A double pane window can increase your energy efficiency by almost 100%. Chugach, an Alaska-based power company says that:

...a single pane glazed window has an approximate R-value of 0.85, while a double pane glazed window has a value of 1.5 - 2.0, a low-e double pane glazed window has a 2.4 - 3.0 rating and a low-e double pane glazed window using an argon gas fill has a 2.7 - 3.6 R-value.

For walls and attics, an R-value of 1 to 2 is not impressive. These areas are typically filled with fiberglass batt insulation, with R-values of 13 or greater.  But within the world of windows, an R-value of 2 is decent.

The fact remains: double pane windows are becoming standard, even in parts of the country that are not ordinarily thought of as having extreme climates.

12. Sure, You Can Enlarge That Window (But Carpentry Is Involved)

As you might suspect, it's no easy task to enlarge a window opening to accommodate a newer, larger-sized window. But does it require ripping out all of the wallboard and siding?

Thankfully, the answer is...No.

When you enlarge a window opening up to eight inches horizontally, you can keep the same header and sill (the top and bottom parts of the window) and just install one new vertical stud to either side of the window.

Yes, this means ripping out wallboard from floor to ceiling, but width-wise you only need to take out a foot or two, at most. This section of wallboard comes out to accommodate the new stud. And no exterior siding ever has to be removed.

It's always easier to order smaller sized windows than enlarging a window opening. But if you have to enlarge, it's certainly a manageable task.

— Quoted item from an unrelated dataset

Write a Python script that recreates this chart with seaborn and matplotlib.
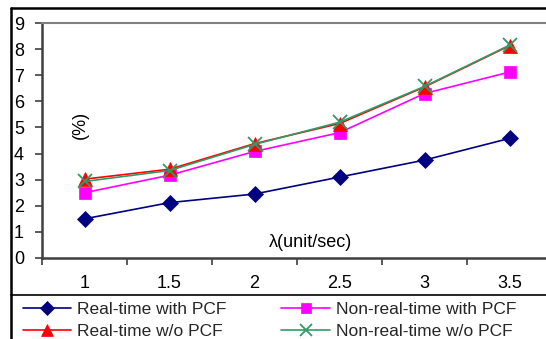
import matplotlib
matplotlib.use("Agg")
import matplotlib.pyplot as plt
from matplotlib.lines import Line2D
from matplotlib.ticker import FixedLocator
import seaborn as sns
import pandas as pd

sns.set_theme(style="white")
plt.rcParams["font.family"] = ["Liberation Sans", "DejaVu Sans"]

# arrival rate (unit/sec)
lam = [1, 1.5, 2, 2.5, 3, 3.5]
lam_labels = ["1", "1.5", "2", "2.5", "3", "3.5"]

rt_with_pcf = [1.5, 2.12, 2.45, 3.1, 3.75, 4.58]
nrt_with_pcf = [2.5, 3.17, 4.08, 4.8, 6.3, 7.12]
rt_without_pcf = [3.02, 3.4, 4.38, 5.15, 6.55, 8.13]
nrt_without_pcf = [2.93, 3.35, 4.35, 5.2, 6.57, 8.15]

series = [
    ("Real-time with PCF", rt_with_pcf, "#000080", "D", 8.5),
    ("Non-real-time with PCF", nrt_with_pcf, "#FF00FF", "s", 8.5),
    ("Real-time w/o PCF", rt_without_pcf, "#FF0000", "^", 9.5),
    ("Non-real-time w/o PCF", nrt_without_pcf, "#339966", "x", 10),
]

W, H = 546, 339
fig = plt.figure(figsize=(W / 100, H / 100), dpi=100)

left_px, right_px, top_px, bottom_px = 42, 552, 23, 258
ax = fig.add_axes([left_px / W, 1 - bottom_px / H,
                   (right_px - left_px) / W, (bottom_px - top_px) / H])

handles = {}
for name, vals, color, marker, ms in series:
    df = pd.DataFrame({"lam": lam, "val": vals})
    mew = 1.3 if marker == "x" else 0.5
    sns.lineplot(data=df, x="lam", y="val", ax=ax, color=color,
                 marker=marker, markersize=ms, linewidth=1.2,
                 markeredgecolor=color, markeredgewidth=mew, legend=False)
    handles[name] = Line2D([], [], color=color, marker=marker, markersize=ms * 0.85,
                           linewidth=1.2, markeredgecolor=color, markeredgewidth=mew)

ax.set_xlim(0.75, 3.75)
ax.set_ylim(0, 9)
ax.set_xlabel("")
ax.set_ylabel("")

ax.xaxis.set_major_locator(FixedLocator(lam))
ax.set_xticklabels(lam_labels)
ax.xaxis.set_minor_locator(FixedLocator([0.75 + 0.5 * i for i in range(7)]))
ax.tick_params(axis="x", which="major", length=0, pad=12, labelsize=13, labelcolor="black")
ax.tick_params(axis="x", which="minor", bottom=True, length=5, width=1.2, color="#404040", direction="out")
ax.set_yticks(range(10))
ax.tick_params(axis="y", which="major", left=True, length=5, width=1.2, color="#404040",
               direction="out", pad=8, labelsize=13, labelcolor="black")

for side in ("left", "bottom"):
    ax.spines[side].set_color("#404040")
    ax.spines[side].set_linewidth(1.8)
ax.spines["right"].set_visible(False)
ax.spines["top"].set_color("#808080")
ax.spines["top"].set_linewidth(1.5)

ax.text(0.0745, 0.566, "(%)", transform=ax.transAxes, rotation=90,
        ha="center", va="center", fontsize=13, color="black")
ax.text(0.527, 0.064, "λ(unit/sec)", transform=ax.transAxes,
        ha="center", va="center", fontsize=13, color="black")

# outer chart border and legend separator
fig.add_artist(Line2D([11 / W, 11 / W], [0, 1 - 8 / H], color="black", linewidth=1.8,
                      transform=fig.transFigure))
fig.add_artist(Line2D([11 / W, 1], [1 - 8 / H, 1 - 8 / H], color="black", linewidth=1.8,
                      transform=fig.transFigure))
fig.add_artist(Line2D([11 / W, 1], [1 - 295 / H, 1 - 295 / H], color="black", linewidth=1.2,
                      transform=fig.transFigure))

order = ["Real-time with PCF", "Real-time w/o PCF",
         "Non-real-time with PCF", "Non-real-time w/o PCF"]
fig.legend([handles[n] for n in order], order, ncol=2, loc="upper left",
           bbox_to_anchor=(13 / W, 1 - 292 / H), frameon=False,
           fontsize=12.5, handlelength=2.8, handletextpad=0.35,
           columnspacing=3.15, labelspacing=0.43, borderpad=0.05)

fig.savefig("out.png", dpi=100)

Few homeowners who have been through the replacement window installation process will say that they care to repeat it. After all, it is necessary to invite 3-5 companies into your home to give quotes, and then invite one of those companies back to spend 2 or 3 days installing the windows (which necessitates being on the premises the entire time ). It is work, but worthwhile. Your house looks better and feels better. Your next round of wintertime energy bills will be 10% lower. Your house is quieter.